Immune checkpoint inhibitors

Pembrolizumab, an immune checkpoint inhibitor, has a critical impact and benefits the survival of patients with germline pathogenic variants of MMR genes [65]. Although only a small proportion (approximately 1%) of pancreatic cancer patients have these MMR genes, it is important to assess the potential efficacy of pembrolizumab in hereditary pancreatic cancer [66].

Platinum

Patients with strong family history of breast, ovarian, and pancreatic cancer have better prognoses than those without such history and are sensitive to platinum-based chemotherapy [67]. However, a prospective Phase II study from Japan revealed that gemcitabine plus oxaliplatin did not produce a favorable outcome in patients with metastatic pancreatic cancer with a family history of breast, ovarian, and pancreatic cancer [68]. BRCA germline pathogenic variants are prognostic and therapeutic biomarkers in breast and ovarian cancer, and platinum-based chemotherapy is a standard treatment for these cancers [68]. As the overall survival for stage-3 or -4 BRCA-mutated pancreatic cancer was improved by platinum-based treatment [69], HBOC pancreatic cancer patients are good candidates for platinum-based therapy.

Future perspectives for hereditary pancreatic cancer

There is no standard conceptualization about the disclosure of germline pathogenic variants. As mentioned earlier, it is possible to detect various types of deleterious variants in the DNA of familial pancreatic cancer patients. These need to be carefully analyzed to decide how to proceed with disease management [70]. Deleterious variants have also been reported in ~ 5%–10% of patients with apparently sporadic pancreatic cancer [31, 71]. Because of these papers, recent NCCN guidelines recommend offering genetic testing for patients with newly diagnosed pancreatic ductal adenocarcinoma [62] In addition, optimal surveillance is needed similar to that for HBOC syndrome, because pancreatic lesions are not usually found in routine medical check-ups [72].

It is difficult to predict germline pathogenic variants from a family history of pancreatic cancer. For example, when 306 pancreatic cancer patients were screened for BRCA genetic analysis, 14 (4.6%) were positive, of which only two had family history of pancreatic cancer, indicating that the absence of family history of pancreatic cancer does not mean that BRCA testing should not be performed [73]. BRCA2, ATM, and BRCA1 were detected, in that order, from blood samples of 1 009 pancreatic cancer patients. However, the prediction of germline variants from clinical information such as sex, past medical history, and family history—easy for breast cancer—is extremely difficult for pancreatic cancer [74]. Furthermore, a recent study has revealed that harboring a pathogenic, or likely pathogenic variant is associated with a greater incidence of pancreatic cancer than family history alone (without the presence of an associated germline variant) [75]. Therefore, while hereditary and familial pancreatic cancer overlap in some cases, they must be considered as similar but different domains.

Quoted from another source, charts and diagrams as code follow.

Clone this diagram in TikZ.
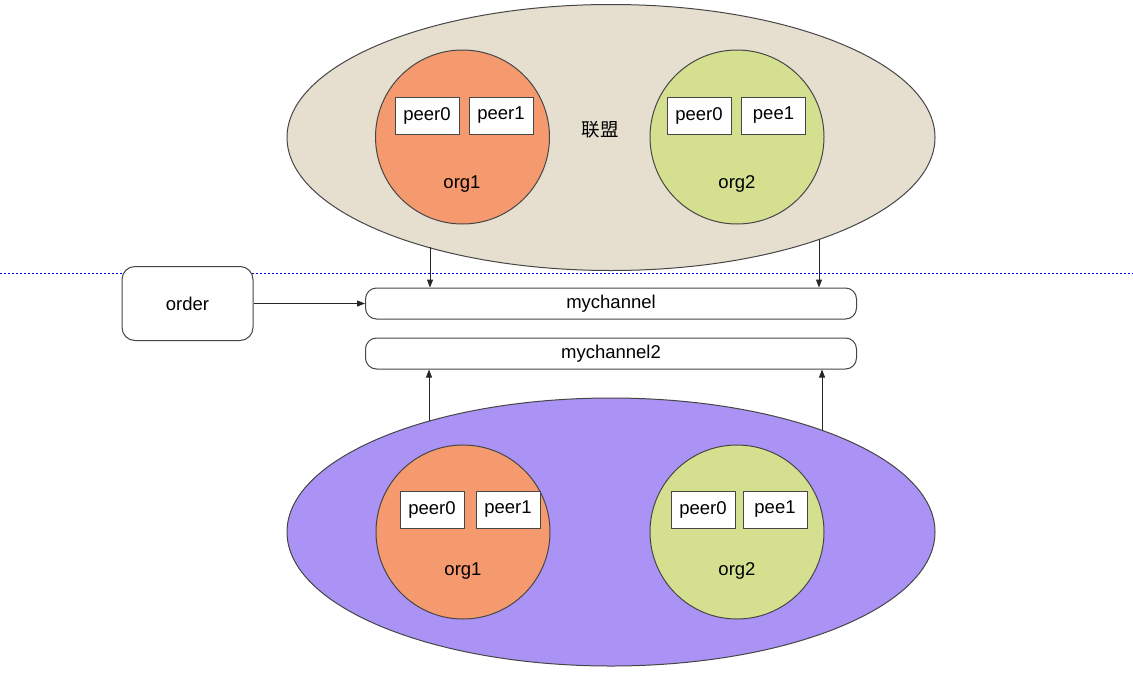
\documentclass[tikz,border=0pt]{standalone}
\usepackage{fontspec}
\setmainfont{Liberation Sans}
\newfontfamily\cjk{Noto Sans CJK SC}
\usetikzlibrary{arrows.meta,shapes.geometric}
\definecolor{allyfill}{RGB}{230,223,207}
\definecolor{chanfill}{RGB}{171,146,245}
\definecolor{orgafill}{RGB}{244,154,110}
\definecolor{orgbfill}{RGB}{212,224,143}
\definecolor{edgegray}{RGB}{70,70,70}
\definecolor{sepblue}{RGB}{0,0,255}
\tikzset{
  every node/.style={font=\fontsize{18.5}{22}\selectfont},
  bigell/.style={ellipse, draw=edgegray, line width=1pt, inner sep=0pt, minimum width=648pt, minimum height=266pt},
  orgdisc/.style={circle, draw=edgegray, line width=1pt, inner sep=0pt, minimum size=174pt},
  peerbox/.style={rectangle, draw=edgegray, fill=white, line width=1pt, inner sep=0pt, minimum width=64pt, minimum height=37pt},
  chanbox/.style={rectangle, rounded corners=11pt, draw=edgegray, fill=white, line width=1pt, inner sep=0pt, minimum width=491pt, minimum height=31pt},
  feed/.style={line width=1pt, draw=black!85, -{Triangle[length=8pt,width=6pt]}},
  sepline/.style={draw=sepblue, line width=1.4pt, dash pattern=on 2pt off 2pt}
}
\begin{document}
\begin{tikzpicture}[x=1pt,y=-1pt]
			%%%%% START %%%%%
			\useasboundingbox (0,0) rectangle (1133,678);
			
			% separator
			\coordinate (sepl) at (0,273.5);
			\coordinate (sepr) at (1133,273.5);
			\draw[sepline] (sepl) -- (sepr);
			
			% top group
			\node[bigell, fill=allyfill] (ally) at (611,137.5) {};
			\node[orgdisc, fill=orgafill] (torga) at (462.5,137) {};
			\node[orgdisc, fill=orgbfill] (torgb) at (737,137) {};
			\node[peerbox] (tpa0) at (427,115.5) {peer0};
			\node[peerbox] (tpa1) at (501,115.5) {peer1};
			\node[peerbox] (tpb0) at (699,115.5) {peer0};
			\node[peerbox] (tpb1) at (773.5,115.5) {pee1};
			\node (torgatxt) at (462,184) {org1};
			\node (torgbtxt) at (737,184) {org2};
			\node (allytxt) at (600,130) {\cjk 联盟};
			
			% channels
			\node[rectangle, rounded corners=13pt, draw=edgegray, fill=white, line width=1pt, inner sep=0pt, minimum width=131pt, minimum height=74pt] (order) at (187.5,303.5) {order};
			\node[chanbox] (mych) at (611,303.5) {mychannel};
			\node[chanbox] (mych2) at (611,353.5) {mychannel2};
			
			% bottom group
			\node[bigell, fill=chanfill, minimum height=268pt] (chan) at (611,532) {};
			\node[orgdisc, fill=orgafill] (borga) at (463,532) {};
			\node[orgdisc, fill=orgbfill] (borgb) at (737,532) {};
			\node[peerbox] (bpa0) at (432,509.5) {peer0};
			\node[peerbox] (bpa1) at (508,509.5) {peer1};
			\node[peerbox] (bpb0) at (703,509.5) {peer0};
			\node[peerbox] (bpb1) at (775,509.5) {pee1};
			\node (borgatxt) at (463,571) {org1};
			\node (borgbtxt) at (737,571) {org2};
			
			% connectors
			\coordinate (ta) at (430,247);
			\coordinate (tb) at (819,239);
			\coordinate (ba) at (429,421);
			\coordinate (bb) at (822,430);
			\draw[feed] (ta) -- (ta |- mych.north);
			\draw[feed] (tb) -- (tb |- mych.north);
			\draw[feed] (ba) -- (ba |- mych2.south);
			\draw[feed] (bb) -- (bb |- mych2.south);
			\draw[feed] (order.east) -- (mych.west);
			
			%%%%% END %%%%%
		\end{tikzpicture}
\end{document}
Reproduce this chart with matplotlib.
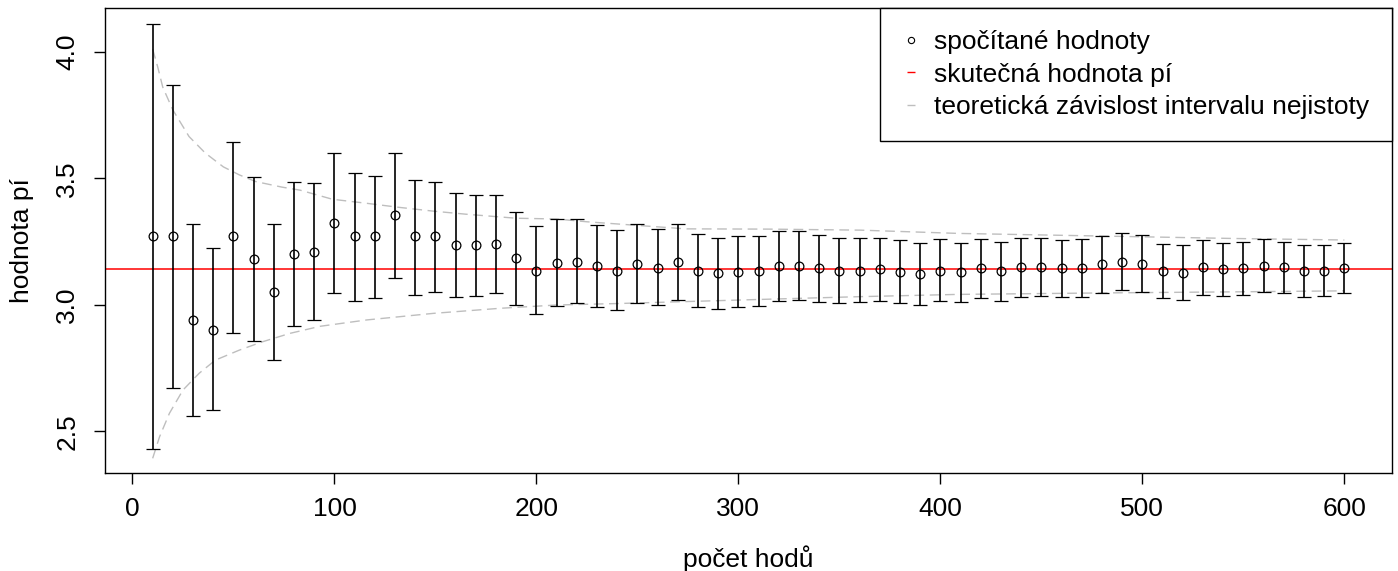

Finally, preventive total pancreatectomy for individuals with BRCA1/2 germline pathogenic variants has not been allowed, as it can result in severe and potentially fatal complications, including insulin-dependent diabetes, pancreatic enzyme insufficiency, and blood glucose instability. Conversely, in the recent years, medical developments have led to better control of total pancreatectomy treatment and a trend toward low complication and mortality rates. Therefore, in Europe, it has been suggested that the decision program of prophylactic total pancreatectomy could be useful in high-risk individuals of pancreatic cancers such as hereditary pancreatitis and IPMN with STK11/LKB1 or CDKN2A pathogenic variants [76].

Conclusion

A deeper understanding of hereditary pancreatic cancer is crucial in improving strategies for detecting pancreatic cancer more frequently at an early stage and preventing malignant progression. Multigene panel testing or whole-genome sequencing should be performed for identifying germline pathogenic variants. Continuously updating the current knowledge base of hereditary pancreatic cancer syndromes will aid in the development of potential diagnostic and prognostic measures, resulting in more favorable outcomes.